* Goal of the exercise *
The required output is a word-for-word copy of the lines from the line bearing "Write a web" through the line bearing "const TICK_FS = 19, LABEL_FS", inclusive, and no other lines.

## begin Entries provided

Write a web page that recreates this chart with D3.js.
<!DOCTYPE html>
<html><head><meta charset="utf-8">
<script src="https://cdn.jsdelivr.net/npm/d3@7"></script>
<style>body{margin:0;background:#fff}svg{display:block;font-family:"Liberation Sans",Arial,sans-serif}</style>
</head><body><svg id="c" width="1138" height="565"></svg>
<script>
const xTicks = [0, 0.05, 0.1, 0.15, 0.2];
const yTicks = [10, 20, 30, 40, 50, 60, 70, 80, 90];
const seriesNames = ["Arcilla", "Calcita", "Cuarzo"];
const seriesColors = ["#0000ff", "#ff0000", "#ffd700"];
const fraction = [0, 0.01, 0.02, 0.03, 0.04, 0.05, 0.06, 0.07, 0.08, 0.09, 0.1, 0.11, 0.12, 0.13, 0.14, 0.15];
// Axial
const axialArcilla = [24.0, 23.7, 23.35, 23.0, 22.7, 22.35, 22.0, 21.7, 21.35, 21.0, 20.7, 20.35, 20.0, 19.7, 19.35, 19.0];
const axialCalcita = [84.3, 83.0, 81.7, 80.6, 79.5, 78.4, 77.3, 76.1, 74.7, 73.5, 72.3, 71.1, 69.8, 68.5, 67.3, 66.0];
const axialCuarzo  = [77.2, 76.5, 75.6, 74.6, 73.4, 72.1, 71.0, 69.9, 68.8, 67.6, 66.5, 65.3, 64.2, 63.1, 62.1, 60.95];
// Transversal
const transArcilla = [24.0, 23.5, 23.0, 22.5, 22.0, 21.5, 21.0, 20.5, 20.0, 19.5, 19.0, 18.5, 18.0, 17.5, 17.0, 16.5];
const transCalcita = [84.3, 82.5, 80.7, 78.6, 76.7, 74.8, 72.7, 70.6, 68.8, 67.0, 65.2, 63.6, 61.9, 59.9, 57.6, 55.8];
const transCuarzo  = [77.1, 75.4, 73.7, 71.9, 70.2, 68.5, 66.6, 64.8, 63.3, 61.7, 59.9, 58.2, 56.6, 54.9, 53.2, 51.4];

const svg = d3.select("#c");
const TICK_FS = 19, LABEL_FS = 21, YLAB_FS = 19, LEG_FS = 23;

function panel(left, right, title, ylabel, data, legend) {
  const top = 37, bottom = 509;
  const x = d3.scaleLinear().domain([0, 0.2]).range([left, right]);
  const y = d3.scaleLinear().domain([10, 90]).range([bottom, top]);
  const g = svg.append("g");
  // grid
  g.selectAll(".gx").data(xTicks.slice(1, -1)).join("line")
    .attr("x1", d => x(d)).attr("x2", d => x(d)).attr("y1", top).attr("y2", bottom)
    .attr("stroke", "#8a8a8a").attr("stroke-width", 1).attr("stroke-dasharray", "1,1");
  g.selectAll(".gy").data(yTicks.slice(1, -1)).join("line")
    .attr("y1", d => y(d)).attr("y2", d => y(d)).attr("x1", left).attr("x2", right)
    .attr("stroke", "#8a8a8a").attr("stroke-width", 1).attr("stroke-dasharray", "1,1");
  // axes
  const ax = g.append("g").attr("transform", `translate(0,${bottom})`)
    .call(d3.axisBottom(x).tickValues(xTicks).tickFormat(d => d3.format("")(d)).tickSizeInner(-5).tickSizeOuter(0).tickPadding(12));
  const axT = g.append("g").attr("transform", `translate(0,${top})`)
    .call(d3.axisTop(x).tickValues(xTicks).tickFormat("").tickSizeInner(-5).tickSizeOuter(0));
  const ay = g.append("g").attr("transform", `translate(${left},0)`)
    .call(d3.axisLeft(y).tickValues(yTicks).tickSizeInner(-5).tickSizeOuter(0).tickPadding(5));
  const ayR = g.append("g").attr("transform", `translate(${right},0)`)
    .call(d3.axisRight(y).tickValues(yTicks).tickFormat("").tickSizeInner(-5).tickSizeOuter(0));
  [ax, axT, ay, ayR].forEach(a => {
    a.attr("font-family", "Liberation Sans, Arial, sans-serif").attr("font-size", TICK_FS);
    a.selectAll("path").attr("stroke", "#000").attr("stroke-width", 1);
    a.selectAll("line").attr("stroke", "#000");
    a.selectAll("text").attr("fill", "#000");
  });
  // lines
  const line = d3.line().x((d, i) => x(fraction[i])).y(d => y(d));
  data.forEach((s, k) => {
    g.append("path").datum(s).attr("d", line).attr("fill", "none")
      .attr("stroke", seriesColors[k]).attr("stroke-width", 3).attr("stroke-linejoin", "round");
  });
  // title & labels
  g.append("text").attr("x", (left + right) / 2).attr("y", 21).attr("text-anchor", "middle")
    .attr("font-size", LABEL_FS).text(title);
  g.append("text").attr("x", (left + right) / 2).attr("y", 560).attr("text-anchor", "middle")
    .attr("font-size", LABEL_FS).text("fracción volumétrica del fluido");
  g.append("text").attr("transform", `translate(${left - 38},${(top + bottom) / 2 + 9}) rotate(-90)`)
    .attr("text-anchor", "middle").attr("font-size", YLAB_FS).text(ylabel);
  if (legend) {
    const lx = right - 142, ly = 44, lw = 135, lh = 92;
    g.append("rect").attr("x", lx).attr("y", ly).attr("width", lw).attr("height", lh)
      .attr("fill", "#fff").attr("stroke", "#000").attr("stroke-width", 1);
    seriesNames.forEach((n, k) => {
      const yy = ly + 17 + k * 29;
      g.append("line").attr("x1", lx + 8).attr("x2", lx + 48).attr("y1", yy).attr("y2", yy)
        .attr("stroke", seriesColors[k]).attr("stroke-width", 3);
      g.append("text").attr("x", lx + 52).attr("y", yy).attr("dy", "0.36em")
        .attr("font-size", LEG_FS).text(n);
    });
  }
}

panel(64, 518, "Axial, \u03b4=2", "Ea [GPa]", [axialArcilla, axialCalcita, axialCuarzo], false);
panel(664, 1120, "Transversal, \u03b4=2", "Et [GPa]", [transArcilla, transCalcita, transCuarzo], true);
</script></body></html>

## end Entries provided
## begin Entries provided

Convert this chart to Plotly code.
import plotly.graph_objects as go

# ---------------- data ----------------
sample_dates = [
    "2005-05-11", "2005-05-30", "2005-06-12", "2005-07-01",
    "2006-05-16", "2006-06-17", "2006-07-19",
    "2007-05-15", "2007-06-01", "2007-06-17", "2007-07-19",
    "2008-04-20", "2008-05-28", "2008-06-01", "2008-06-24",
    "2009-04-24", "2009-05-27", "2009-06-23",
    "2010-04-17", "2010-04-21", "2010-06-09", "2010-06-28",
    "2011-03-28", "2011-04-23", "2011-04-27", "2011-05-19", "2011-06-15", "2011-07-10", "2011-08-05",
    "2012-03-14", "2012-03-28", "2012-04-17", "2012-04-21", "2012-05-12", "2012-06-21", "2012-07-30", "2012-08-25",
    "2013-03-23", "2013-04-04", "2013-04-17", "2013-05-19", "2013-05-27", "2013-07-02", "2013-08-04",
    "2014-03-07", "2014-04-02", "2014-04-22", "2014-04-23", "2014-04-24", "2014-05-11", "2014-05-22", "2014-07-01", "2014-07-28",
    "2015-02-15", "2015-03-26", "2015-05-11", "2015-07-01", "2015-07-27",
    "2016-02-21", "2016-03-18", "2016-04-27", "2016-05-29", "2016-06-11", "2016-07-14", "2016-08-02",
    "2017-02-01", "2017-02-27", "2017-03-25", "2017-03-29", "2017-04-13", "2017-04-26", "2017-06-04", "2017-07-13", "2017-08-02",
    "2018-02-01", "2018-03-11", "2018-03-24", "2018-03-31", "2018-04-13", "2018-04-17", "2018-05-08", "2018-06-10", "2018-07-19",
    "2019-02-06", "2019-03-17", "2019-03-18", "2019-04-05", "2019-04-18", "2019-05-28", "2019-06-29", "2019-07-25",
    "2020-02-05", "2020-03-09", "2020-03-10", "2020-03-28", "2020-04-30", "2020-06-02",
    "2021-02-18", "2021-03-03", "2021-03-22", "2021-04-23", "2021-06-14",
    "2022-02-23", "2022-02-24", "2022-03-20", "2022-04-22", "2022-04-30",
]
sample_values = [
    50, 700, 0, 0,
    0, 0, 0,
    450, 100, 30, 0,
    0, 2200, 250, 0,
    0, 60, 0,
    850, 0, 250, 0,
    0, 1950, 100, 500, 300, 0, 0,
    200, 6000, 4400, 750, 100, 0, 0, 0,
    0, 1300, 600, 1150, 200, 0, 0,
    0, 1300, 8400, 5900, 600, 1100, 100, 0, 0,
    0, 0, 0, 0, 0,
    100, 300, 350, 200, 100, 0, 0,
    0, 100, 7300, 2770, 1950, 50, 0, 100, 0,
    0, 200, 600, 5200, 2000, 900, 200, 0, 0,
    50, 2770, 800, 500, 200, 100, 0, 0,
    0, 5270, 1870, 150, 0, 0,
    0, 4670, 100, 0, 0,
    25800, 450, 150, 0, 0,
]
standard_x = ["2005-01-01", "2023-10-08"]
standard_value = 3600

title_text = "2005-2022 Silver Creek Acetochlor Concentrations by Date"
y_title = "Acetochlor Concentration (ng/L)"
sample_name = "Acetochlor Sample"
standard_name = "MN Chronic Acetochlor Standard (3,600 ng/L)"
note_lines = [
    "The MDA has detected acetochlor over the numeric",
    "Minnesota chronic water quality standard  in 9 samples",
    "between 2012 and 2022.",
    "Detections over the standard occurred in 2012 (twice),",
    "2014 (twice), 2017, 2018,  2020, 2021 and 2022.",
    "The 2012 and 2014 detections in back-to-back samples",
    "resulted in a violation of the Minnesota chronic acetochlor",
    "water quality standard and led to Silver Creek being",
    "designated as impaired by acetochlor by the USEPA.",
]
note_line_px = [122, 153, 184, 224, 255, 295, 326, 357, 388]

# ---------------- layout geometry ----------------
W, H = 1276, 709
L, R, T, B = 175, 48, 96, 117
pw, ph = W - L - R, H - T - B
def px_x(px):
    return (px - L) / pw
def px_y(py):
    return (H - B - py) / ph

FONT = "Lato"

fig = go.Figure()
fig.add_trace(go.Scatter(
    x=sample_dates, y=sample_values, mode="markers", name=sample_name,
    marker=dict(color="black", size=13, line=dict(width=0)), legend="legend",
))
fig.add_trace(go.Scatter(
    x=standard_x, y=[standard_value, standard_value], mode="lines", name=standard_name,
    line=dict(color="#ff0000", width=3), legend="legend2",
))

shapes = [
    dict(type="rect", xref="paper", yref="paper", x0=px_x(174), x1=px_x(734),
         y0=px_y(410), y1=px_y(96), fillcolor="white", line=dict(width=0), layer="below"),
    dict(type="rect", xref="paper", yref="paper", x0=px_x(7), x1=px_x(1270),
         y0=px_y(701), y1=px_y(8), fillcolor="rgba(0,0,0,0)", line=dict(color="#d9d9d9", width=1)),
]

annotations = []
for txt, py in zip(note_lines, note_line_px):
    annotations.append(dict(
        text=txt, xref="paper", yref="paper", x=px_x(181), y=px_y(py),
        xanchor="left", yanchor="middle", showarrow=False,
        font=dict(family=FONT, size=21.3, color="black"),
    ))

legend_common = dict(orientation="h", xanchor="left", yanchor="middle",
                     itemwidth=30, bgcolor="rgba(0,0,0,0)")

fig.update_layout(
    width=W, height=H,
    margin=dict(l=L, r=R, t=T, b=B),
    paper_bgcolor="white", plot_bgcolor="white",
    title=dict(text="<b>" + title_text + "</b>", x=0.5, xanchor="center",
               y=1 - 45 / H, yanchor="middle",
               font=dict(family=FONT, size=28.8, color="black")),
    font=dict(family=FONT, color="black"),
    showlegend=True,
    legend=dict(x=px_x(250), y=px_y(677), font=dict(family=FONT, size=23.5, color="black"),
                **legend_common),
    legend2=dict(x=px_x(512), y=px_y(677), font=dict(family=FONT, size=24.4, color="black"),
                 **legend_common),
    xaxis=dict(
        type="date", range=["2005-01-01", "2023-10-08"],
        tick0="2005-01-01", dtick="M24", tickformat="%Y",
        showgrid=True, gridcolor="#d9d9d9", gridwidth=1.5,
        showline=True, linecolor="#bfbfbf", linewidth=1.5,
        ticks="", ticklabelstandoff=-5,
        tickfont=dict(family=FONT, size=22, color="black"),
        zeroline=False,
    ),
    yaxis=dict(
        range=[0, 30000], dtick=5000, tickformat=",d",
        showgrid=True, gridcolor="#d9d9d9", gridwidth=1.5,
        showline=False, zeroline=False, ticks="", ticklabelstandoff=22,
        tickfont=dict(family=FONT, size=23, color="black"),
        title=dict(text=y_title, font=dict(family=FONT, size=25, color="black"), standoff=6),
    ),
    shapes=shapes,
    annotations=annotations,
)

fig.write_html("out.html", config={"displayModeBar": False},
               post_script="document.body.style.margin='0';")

## end Entries provided

* Complete output *
Write a web page that recreates this chart with D3.js.
<!DOCTYPE html>
<html><head><meta charset="utf-8">
<script src="https://cdn.jsdelivr.net/npm/d3@7"></script>
<style>body{margin:0;background:#fff}svg{display:block;font-family:"Liberation Sans",Arial,sans-serif}</style>
</head><body><svg id="c" width="1138" height="565"></svg>
<script>
const xTicks = [0, 0.05, 0.1, 0.15, 0.2];
const yTicks = [10, 20, 30, 40, 50, 60, 70, 80, 90];
const seriesNames = ["Arcilla", "Calcita", "Cuarzo"];
const seriesColors = ["#0000ff", "#ff0000", "#ffd700"];
const fraction = [0, 0.01, 0.02, 0.03, 0.04, 0.05, 0.06, 0.07, 0.08, 0.09, 0.1, 0.11, 0.12, 0.13, 0.14, 0.15];
// Axial
const axialArcilla = [24.0, 23.7, 23.35, 23.0, 22.7, 22.35, 22.0, 21.7, 21.35, 21.0, 20.7, 20.35, 20.0, 19.7, 19.35, 19.0];
const axialCalcita = [84.3, 83.0, 81.7, 80.6, 79.5, 78.4, 77.3, 76.1, 74.7, 73.5, 72.3, 71.1, 69.8, 68.5, 67.3, 66.0];
const axialCuarzo  = [77.2, 76.5, 75.6, 74.6, 73.4, 72.1, 71.0, 69.9, 68.8, 67.6, 66.5, 65.3, 64.2, 63.1, 62.1, 60.95];
// Transversal
const transArcilla = [24.0, 23.5, 23.0, 22.5, 22.0, 21.5, 21.0, 20.5, 20.0, 19.5, 19.0, 18.5, 18.0, 17.5, 17.0, 16.5];
const transCalcita = [84.3, 82.5, 80.7, 78.6, 76.7, 74.8, 72.7, 70.6, 68.8, 67.0, 65.2, 63.6, 61.9, 59.9, 57.6, 55.8];
const transCuarzo  = [77.1, 75.4, 73.7, 71.9, 70.2, 68.5, 66.6, 64.8, 63.3, 61.7, 59.9, 58.2, 56.6, 54.9, 53.2, 51.4];

const svg = d3.select("#c");
const TICK_FS = 19, LABEL_FS = 21, YLAB_FS = 19, LEG_FS = 23;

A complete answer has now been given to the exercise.